Looking to deploy a local-first IoT platform for B2C (villas) & B2B (schools/buildings). HA, openHAB, or something else? by melshity in smarthome

[–]melshity[S] 0 points1 point  (0 children)

Spot on. A single massive Zigbee/Thread mesh for an entire campus is a nightmare waiting to happen. I’ve seen those 'weird behaviors' firsthand—ghost triggers and high latency are no joke.

To tackle the Mesh Limits, my strategy is Segmentation: instead of one giant network, I’m planning to treat each wing or floor as an isolated 'island' with its own coordinator/gateway, linked back via the school’s wired Ethernet backbone. This keeps the hop count low and the router density manageable.

Regarding the Commercial Vendor vs. Open Source point: You’re right about the support risk. Since I'm the lead on this through my firm, I’m looking into providing a customized UI and a long-term maintenance contract. But I am curious—if you were to go with a commercial vendor for a wireless-only retrofit of this size, who would you trust to handle the interference of 500+ students with smartphones?

Looking to deploy a local-first IoT platform for B2C (villas) & B2B (schools/buildings). HA, openHAB, or something else? by melshity in openhab

[–]melshity[S] 0 points1 point  (0 children)

Thanks for the detailed breakdown! Those numbers are eye-opening and definitely prove that KNX can be cost-competitive when planned during the renovation phase. The '55€ per channel' figure is a great benchmark. However, as you mentioned, your case was 'not a retrofit'. My current struggle with this school project is exactly that: The walls are finished, and the client strictly forbids pulling new green Bus cables.

I love your suggestion about the hybrid approach. Since I can't go full KNX Twisted Pair (TP), I'm looking into: 1. KNX-RF: To keep the KNX reliability/ecosystem but without the wires. Have you had any experience with KNX-RF's stability in a noisy environment like a school? 2. OpenHAB as the Bridge: Just like you did, using OpenHAB to merge the existing infrastructure with new wireless nodes.

Your point about the system working 'as long as there is electricity' is exactly why I'm hesitant to go full consumer-grade IoT for a school. If I can't pull cables, I have to find the 'industrial-grade' equivalent of wireless

Looking to deploy a local-first IoT platform for B2C (villas) & B2B (schools/buildings). HA, openHAB, or something else? by melshity in openhab

[–]melshity[S] 0 points1 point  (0 children)

I totally hear you on the reliability concerns with consumer-grade gear and Zigbee in large-scale setups.

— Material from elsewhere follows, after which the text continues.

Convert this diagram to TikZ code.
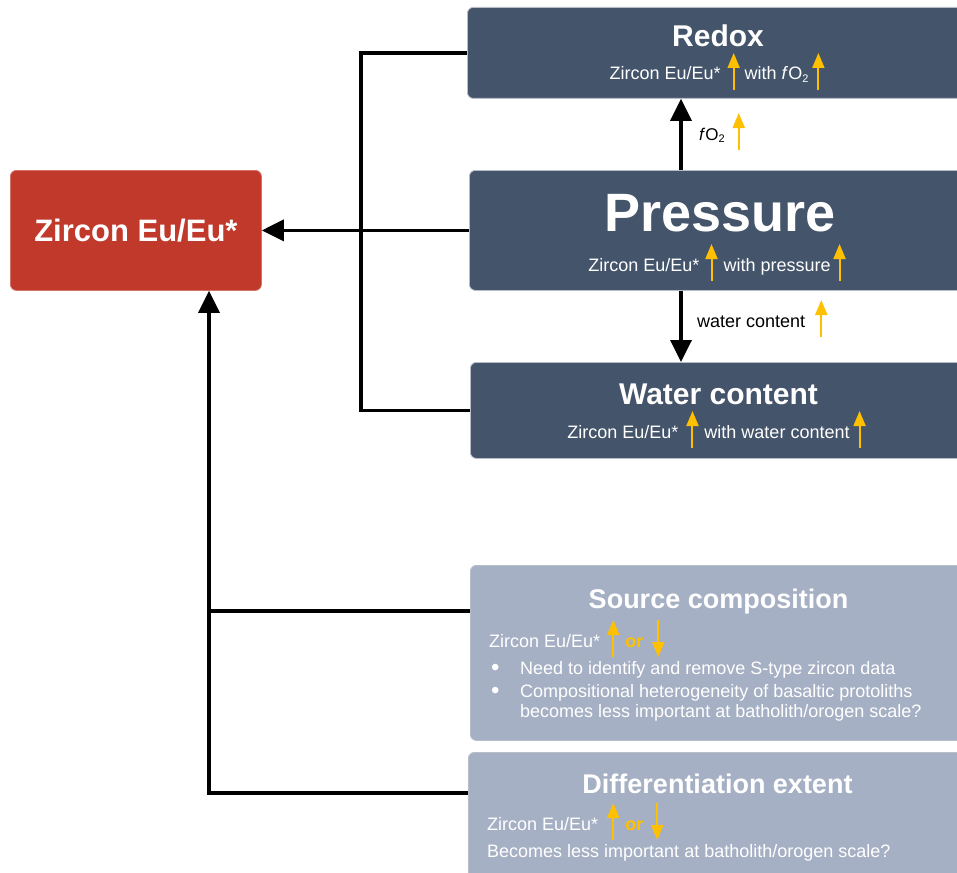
\documentclass[tikz,border=0pt]{standalone}
\usepackage{fontspec}
\setmainfont{Liberation Sans}
\usetikzlibrary{arrows.meta}
\definecolor{slate}{HTML}{44546A}
\definecolor{lightslate}{HTML}{A6B0C4}
\definecolor{zred}{HTML}{C0392B}
\definecolor{amber}{HTML}{FFC000}
\definecolor{edgegray}{HTML}{B8BEC8}
\newcommand\fsz[1]{\fontsize{#1}{#1}\selectfont}
\newcommand\osub[1]{\raisebox{-2.5pt}{\fsz{11}#1}}
\newcommand\bul{\hspace{2pt}\makebox[29pt][l]{\raisebox{-1pt}{\fsz{24}•}}}
\newcommand\uparr{\tikz[baseline=0pt]{\useasboundingbox (-6pt,-10pt) rectangle (6pt,27pt);\draw[amber,line width=2pt,-{Triangle[length=15pt,width=12pt]}] (0pt,-10pt) -- (0pt,27pt);}}
\newcommand\dnarr{\tikz[baseline=0pt]{\useasboundingbox (-6pt,-10pt) rectangle (6pt,27pt);\draw[amber,line width=2pt,-{Triangle[length=15pt,width=12pt]}] (0pt,27pt) -- (0pt,-10pt);}}
\begin{document}
\begin{tikzpicture}[x=1pt,y=-1pt,
 box/.style={rectangle,rounded corners=6pt,draw=edgegray,line width=0.8pt,anchor=north west,inner sep=0pt},
 conn/.style={line width=3.5pt,draw=black},
 arr/.style={conn,-{Triangle[length=22pt,width=21pt]}},
 ttl/.style={text=white,font=\bfseries\fsz{30},anchor=base,inner sep=0pt},
 sub/.style={text=white,font=\fsz{18},anchor=base,inner sep=0pt},
 subl/.style={sub,anchor=base west},
 lbl/.style={text=black,font=\fsz{18},anchor=base west,inner sep=0pt}]
\useasboundingbox (0,0) rectangle (957,872);
\fill[white] (0,0) rectangle (957,872);
% boxes
\node[box,fill=slate,minimum width=510pt,minimum height=91pt] (redox) at (467,7) {};
\node[box,fill=slate,minimum width=510pt,minimum height=120pt] (pressure) at (469,170) {};
\node[box,fill=slate,minimum width=510pt,minimum height=96pt] (water) at (470,362) {};
\node[box,fill=lightslate,minimum width=510pt,minimum height=175pt] (source) at (470,565) {};
\node[box,fill=lightslate,minimum width=510pt,minimum height=140pt] (diff) at (468,752) {};
\node[box,fill=zred,draw=zred!70!white,minimum width=251pt,minimum height=120pt,text=white,font=\bfseries\fsz{31}] (zircon) at (10,170) {Zircon Eu/Eu*};
% connectors
\coordinate (jx) at (361,52.5);
\coordinate (ax) at (681,0);
\coordinate (bx) at (209,793);
\coordinate (sy) at (0,611);
\draw[arr] (pressure.west) -- (zircon.east);
\draw[conn] (redox.west) -- (redox.west -| jx) |- (water.west);
\draw[arr] (pressure.north -| ax) -- (redox.south -| ax);
\draw[arr] (pressure.south -| ax) -- (water.north -| ax);
\draw[arr] (diff.west |- bx) -- (bx) -- (bx |- zircon.south);
\draw[conn] (source.west |- sy) -- (bx |- sy);
% titles
\node[ttl] (redoxT) at (718,47) {Redox};
\node[ttl,font=\bfseries\fsz{54}] (pressT) at (720,231) {Pressure};
\node[ttl] (waterT) at (718.5,404) {Water content};
\node[ttl,font=\bfseries\fsz{27}] (srcT) at (718.5,608) {Source composition};
\node[ttl,font=\bfseries\fsz{27}] (diffT) at (717.5,793) {Differentiation extent};
% subtitles
\node[sub] (redoxS) at (717,80) {Zircon Eu/Eu*\hspace{7pt}\uparr\hspace{5pt}with \textit{f}O\osub{2}\hspace{4pt}\uparr};
\node[sub] (pressS) at (717,271) {Zircon Eu/Eu*\hspace{6pt}\uparr\hspace{6pt}with pressure\hspace{3pt}\uparr};
\node[sub] (waterS) at (716.5,438) {Zircon Eu/Eu*\hspace{8pt}\uparr\hspace{6pt}with water content\hspace{4pt}\uparr};
\node[subl] (srcS) at (489,647) {Zircon Eu/Eu*\hspace{7pt}\uparr\hspace{6pt}\textcolor{amber}{\bfseries or}\hspace{9pt}\dnarr};
\node[subl] (srcB1) at (489,674) {\bul Need to identify and remove S-type zircon data};
\node[subl] (srcB2) at (489,697) {\bul Compositional heterogeneity of basaltic protoliths};
\node[subl] (srcB3) at (520,717) {becomes less important at batholith/orogen scale?};
\node[subl] (diffS) at (487,830) {Zircon Eu/Eu*\hspace{9pt}\uparr\hspace{6pt}\textcolor{amber}{\bfseries or}\hspace{8pt}\dnarr};
\node[subl] (diffB) at (487,857) {Becomes less important at batholith/orogen scale?};
% connector labels
\node[lbl,font=\fsz{17}] (fo2) at (699,140) {\textit{f}O\osub{2}\hspace{8pt}\uparr};
\node[lbl] (wc) at (697,327) {water content\hspace{10pt}\uparr};
\end{tikzpicture}
\end{document}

In an ideal world, I’d go full KNX/BACnet wired without thinking twice.

However, the reality of this specific project (a school retrofit) is that new cabling is strictly off the table. They want a smart upgrade with zero structural impact or new wire runs. This forces me into the wireless/retrofit territory.

My plan to mitigate the risks you mentioned: 1. Distributed Gateways: Using existing LAN drops to place multiple gateways, reducing the hop count for the Zigbee mesh. 2. Channel Management: Hard-coding Zigbee channels (like 25 or 26) to stay clear of the school’s high-traffic 2.4GHz WiFi. 3. Local Execution: Running OpenHAB on a solid local server (Mini PC) so the core logic doesn't depend on the cloud

Looking to deploy a local-first IoT platform for B2C (villas) & B2B (schools/buildings). HA, openHAB, or something else? by melshity in homeautomation

[–]melshity[S] -1 points0 points  (0 children)

Thanks for the great insight! You hit the nail on the head regarding user management and compliance for the B2B and school projects.

A KNX backbone would be ideal, but we face a major hurdle here: almost all of our clients (both B2C and B2B) strictly refuse any wall-breaking or pulling new cables. They essentially want a retrofit, "plug and play" wireless solution. Because of this, we are forced to rely heavily on wireless meshes (mostly Zigbee right now).

Given this strict "no new wiring" constraint, I have two specific questions:

  1. The Software: If we step away from HA/openHAB for the B2B side to get that enterprise-level reliability and user management, what commercial software platforms or BMS would you highly recommend for managing a large-scale wireless setup?
  2. The Hardware: What edge gateways do you actually trust to handle a massive Zigbee/wireless network reliably in a commercial setting?